Keith Richards
Best
known as the lead guitarist of the British rock group The Rolling Stones, Keith
Richards has been recognized for decades as being among the most innovative and
talented guitar players in modern history. He is at least as famous, if not
more so, for the fact that he was for many years living in the grips of a
massive addiction to heroin and cocaine. Throughout the 1960s and 70s, Richards
spoke candidly about his drug use and would often perform while high. He was
arrested and ended up in court on drug-related charges five times between 1967
and 1978, with the final trial resulting from a 1977 arrest in Toronto, Canada
where he was found with heroin in the hotel room where he was staying with his
current wife and children.
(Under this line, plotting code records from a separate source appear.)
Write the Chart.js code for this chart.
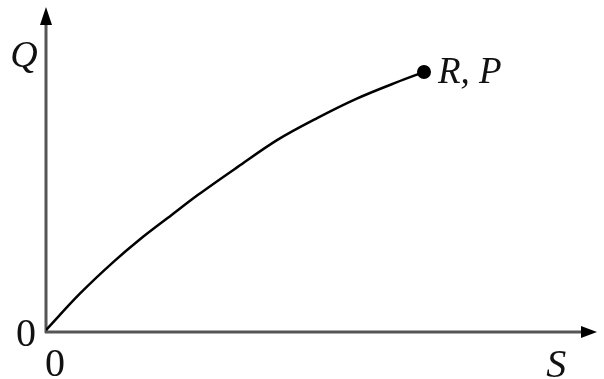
<!DOCTYPE html>
<html>
<head>
<meta charset="utf-8">
<script src="https://cdn.jsdelivr.net/npm/chart.js@4/dist/chart.umd.min.js"></script>
<style>
  html, body { margin: 0; padding: 0; background: #fff; }
  #wrap { position: relative; width: 604px; height: 379px; overflow: hidden; }
  #chart { position: absolute; left: 0; top: 0; }
  .lbl {
    position: absolute;
    font-family: "Liberation Serif", "Times New Roman", Times, "DejaVu Serif", "Noto Serif", serif;
    line-height: 1;
    color: #111;
    white-space: nowrap;
  }
  .it { font-style: italic; }
</style>
</head>
<body>
<div id="wrap">
  <canvas id="chart" width="604" height="379"></canvas>
  <span class="lbl it" id="yName"></span>
  <span class="lbl it" id="xName"></span>
  <span class="lbl" id="yZero"></span>
  <span class="lbl" id="xZero"></span>
  <span class="lbl it" id="endName"></span>
</div>
<script>
// curve (S along x, Q along y, axis range 0..10)
const sValues = [0, 0.61, 1.24, 1.69, 2.28, 2.76, 3.48, 4.2, 4.92, 5.64, 6.36, 6.86]
const qValues = [0.06, 1.17, 2.18, 2.83, 3.6, 4.22, 5.08, 5.91, 6.58, 7.18, 7.68, 8.0]
const axisMax = 10
const endLabel = "R, P"
const xLabel = "S"
const yLabel = "Q"
const originLabel = "0"

const points = sValues.map((s, i) => ({ x: s, y: qValues[i] }))
const radii = points.map((p, i) => (i === points.length - 1 ? 7 : 0))

const axesPlugin = {
  id: "axesArrows",
  beforeDatasetsDraw(chart) {
    const ctx = chart.ctx
    const xs = chart.scales.x
    const ys = chart.scales.y
    const x0 = xs.getPixelForValue(0)
    const y0 = ys.getPixelForValue(0)
    const xEnd = xs.getPixelForValue(axisMax)
    const yEnd = ys.getPixelForValue(axisMax)
    ctx.save()
    ctx.strokeStyle = "#555"
    ctx.lineWidth = 3
    ctx.beginPath()
    ctx.moveTo(x0, y0 + 1)
    ctx.lineTo(x0, yEnd + 14)
    ctx.moveTo(x0 - 1, y0)
    ctx.lineTo(xEnd - 12, y0)
    ctx.stroke()
    // arrow heads
    ctx.fillStyle = "#000"
    ctx.beginPath()
    ctx.moveTo(x0, yEnd)
    ctx.lineTo(x0 - 6, yEnd + 18)
    ctx.lineTo(x0 + 6, yEnd + 18)
    ctx.closePath()
    ctx.fill()
    ctx.beginPath()
    ctx.moveTo(xEnd, y0)
    ctx.lineTo(xEnd - 16, y0 - 6)
    ctx.lineTo(xEnd - 16, y0 + 6)
    ctx.closePath()
    ctx.fill()
    ctx.restore()
  }
}

const chart = new Chart(document.getElementById("chart").getContext("2d"), {
  type: "line",
  data: {
    datasets: [
      {
        data: points,
        borderColor: "#000",
        borderWidth: 2.5,
        backgroundColor: "#000",
        pointRadius: radii,
        pointHoverRadius: radii,
        pointBorderWidth: 0,
        cubicInterpolationMode: "monotone",
        fill: false,
      },
    ],
  },
  options: {
    responsive: false,
    animation: false,
    events: [],
    layout: { padding: { left: 46, top: 7, right: 1, bottom: 47 } },
    plugins: {
      legend: { display: false },
      tooltip: { enabled: false },
    },
    scales: {
      x: { type: "linear", min: 0, max: axisMax, display: false },
      y: { type: "linear", min: 0, max: axisMax, display: false },
    },
  },
  plugins: [axesPlugin],
})

// place text labels (baseline at ~0.84em below the top of a line-height:1 box)
function place(id, text, size, x, baseline, align) {
  const el = document.getElementById(id)
  el.textContent = text
  el.style.fontSize = size + "px"
  el.style.top = (baseline - 0.84 * size) + "px"
  el.style.left = x + "px"
  if (align === "center") el.style.transform = "translateX(-50%)"
}
const xs = chart.scales.x
const ys = chart.scales.y
const x0 = xs.getPixelForValue(0)
const y0 = ys.getPixelForValue(0)
const last = points[points.length - 1]
const px = xs.getPixelForValue(last.x)
const py = ys.getPixelForValue(last.y)
place("yName", yLabel, 38, x0 - 22, 67, "center")
place("xName", xLabel, 40, xs.getPixelForValue(9.26), y0 + 46, "center")
place("yZero", originLabel, 40, x0 - 20, y0 + 15, "center")
place("xZero", originLabel, 40, x0 + 9, y0 + 45, "center")
place("endName", endLabel, 37, px + 14, py + 11, "left")
</script>
</body>
</html>
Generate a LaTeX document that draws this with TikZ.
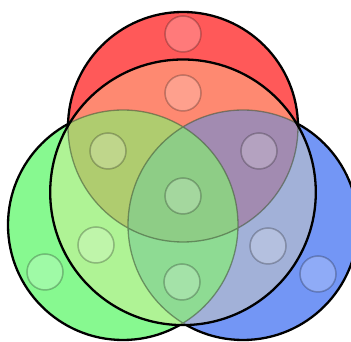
\documentclass[tikz,border=0pt]{standalone}
\usepackage{tikz}
\usetikzlibrary{positioning}

\definecolor{setred}{RGB}{255,0,0}
\definecolor{setgreen}{RGB}{71,247,86}
\definecolor{setblue}{RGB}{40,94,240}
\definecolor{veil}{RGB}{253,232,160}
\definecolor{innerrim}{RGB}{70,90,60}

\begin{document}
\begin{tikzpicture}[x=1pt,y=1pt]
  \tikzstyle{set}=[fill opacity=0.65]
  \tikzstyle{rim}=[draw=black,line width=2.3pt]
  \tikzstyle{elem}=[circle,minimum size=36pt,inner sep=0pt,line width=1.5pt,draw=black,draw opacity=0.25,fill=white,fill opacity=0.2]
  \useasboundingbox (0,0) rectangle (351,342);
  \fill[white] (0,0) rectangle (351,342);

  \coordinate (cr) at (183,215);
  \coordinate (cg) at (123,117);
  \coordinate (cb) at (243,117);
  \coordinate (cu) at (183,149.7);

  % the three sets
  \fill[set,fill=setred] (cr) circle (115);
  \fill[set,fill=setblue] (cb) circle (115);
  \fill[set,fill=setgreen] (cg) circle (115);

  % big circle through the outer crossings
  \fill[veil,fill opacity=0.34] (cu) circle (132.8);

  % set rims: black outside, faint inside
  \begin{scope}
    \clip (-10,-10) -- (-10,360) -- (370,360) -- (370,-10) -- cycle (cu) circle (132.8);
    \draw[rim] (cr) circle (115) (cg) circle (115) (cb) circle (115);
  \end{scope}
  \begin{scope}
    \clip (cu) circle (132.8);
    \draw[innerrim,line width=1.3pt,draw opacity=0.6] (cr) circle (115) (cg) circle (115) (cb) circle (115);
  \end{scope}
  \draw[rim] (cu) circle (132.8);

  % elements
  \node[elem] (e1) at (183,308) {};
  \node[elem] (e2) at (183,249) {};
  \node[elem] (e3) at (108,191) {};
  \node[elem] (e4) at (259,191) {};
  \node[elem] (e5) at (183,146) {};
  \node[elem] (e6) at (96,97) {};
  \node[elem] (e7) at (268,96) {};
  \node[elem] (e8) at (45,70) {};
  \node[elem] (e9) at (318,68) {};
  \node[elem] (e10) at (182,60) {};
\end{tikzpicture}
\end{document}
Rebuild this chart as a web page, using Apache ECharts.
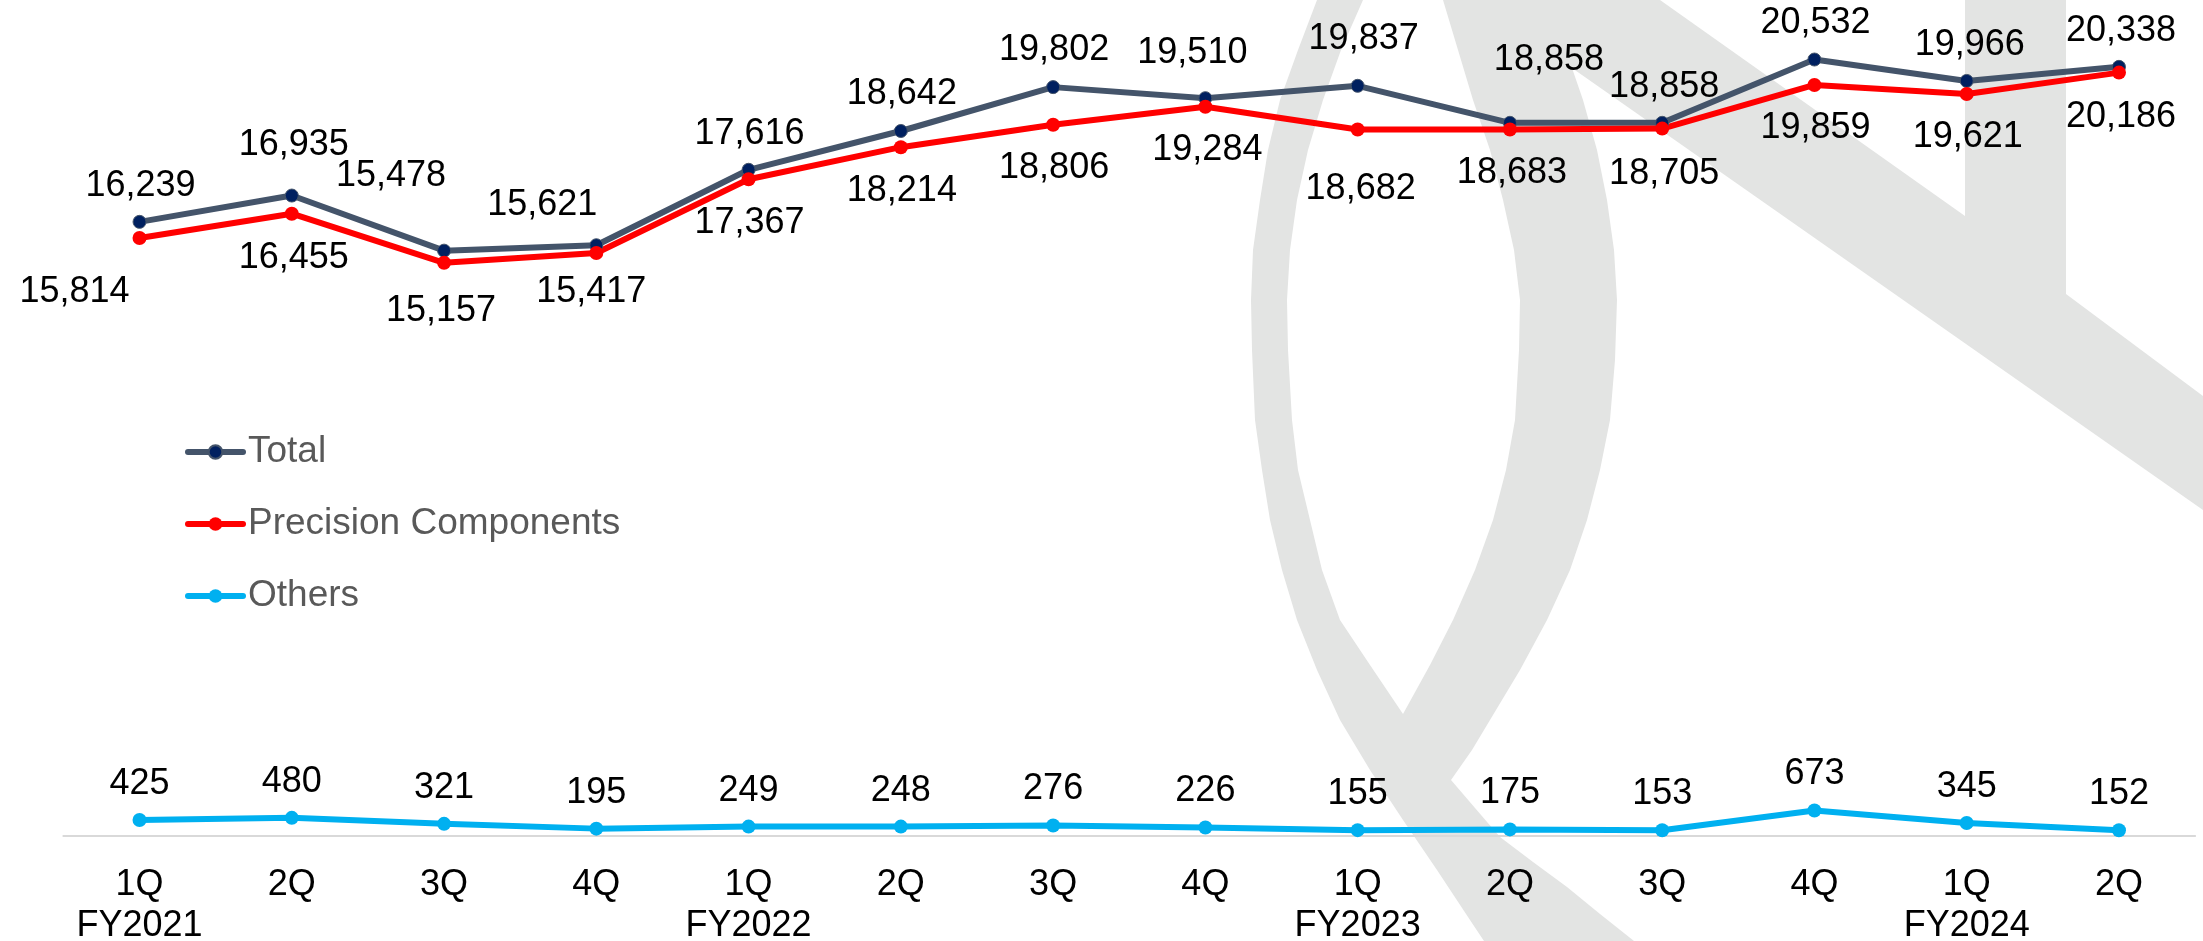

This arrest led to Richards entering a drug rehab
program to recover from his addiction to heroin. In the years since then, it
has been revealed that despite the fact that he had many other factors which
would motivate most people to quit drugs -- including his arrests and the
drug-related deaths of several friends -- what finally gave him the purpose he
needed to get sober was his realization that drugs were getting in the way of
his music.
David Bowie
David Bowie has been a superstar in the music industry since
his rise to fame with the 1969 hit “Space Oddity.” He has gone out of his way
for much of his career to present himself as an oddity, wearing bizarre
costumes and even creating eccentric stage personas such as “Ziggy Stardust”
and the “Thin White Duke.” During the first half of the 1970s, Bowie’s
outlandish behavior was to a large degree fueled by a continually increasing
addiction to cocaine. As he became more and more hooked on the drug, he began
to waste away physically, as well as developing emotional and mental disorders
including paranoia. In 1976, Bowie overdosed on cocaine several times in short
succession, and his drug addiction had progressed to the degree that he was
becoming incoherent during publicly broadcasted interviews. Soon after this
point, however, Bowie received custody of his young son, a life change which
provided him with sufficient motivation to quit, and he has not since touched
cocaine. In a recent interview, the musician states that he wishes that he had
followed the advice which he received at age 18 to never use drugs.
Stevie Nicks
The lead singer of Fleetwood Mac, Stevie Nicks spent a large
portion of her adult life addicted to drugs, beginning with cocaine and ending
with a psychiatric tranquilizer medication. Nicks first tried cocaine in 1973,
shortly before she joined the group and was launched to stardom. At this time,
she was told that cocaine was a purely recreational drug and was not addictive,
but she soon found that this was far from the truth. For more than a decade,
she engaged in ongoing cocaine abuse, until the point in 1986 when a plastic
surgeon warned her that if she snorted cocaine one more time she would likely
drop dead. Determined to recover from her addiction to cocaine, Nicks began
seeing a psychiatrist who placed her on a series of increasingly powerful
tranquilizers, starting with Valium, progressing to Xanax and finally ending up
with Klonopin. Ms. Nicks spent eight years addicted to Klonopin, and now makes
a point of spreading the message about the dangers of this drug in nearly every
public interview, stating that it ruined her life and in all likelihood was the
reason why she never married and had a child. Nicks says of this psychiatric
drug that it turned her into a zombie, and that it made her gain considerable
amounts of weight and suffer from severe depression.
Finally, she made the decision to get her life back under
control and checked into rehab to free herself from the grips of Klonopin, and
she describes her experience detoxifying from the drug as though someone opened
a door and pushed her into Hell. During her 47 days of rehab, Nicks received
inspiration from a photo of her young niece, a picture which motivated her to
push through to the end so that she could be there for the girl.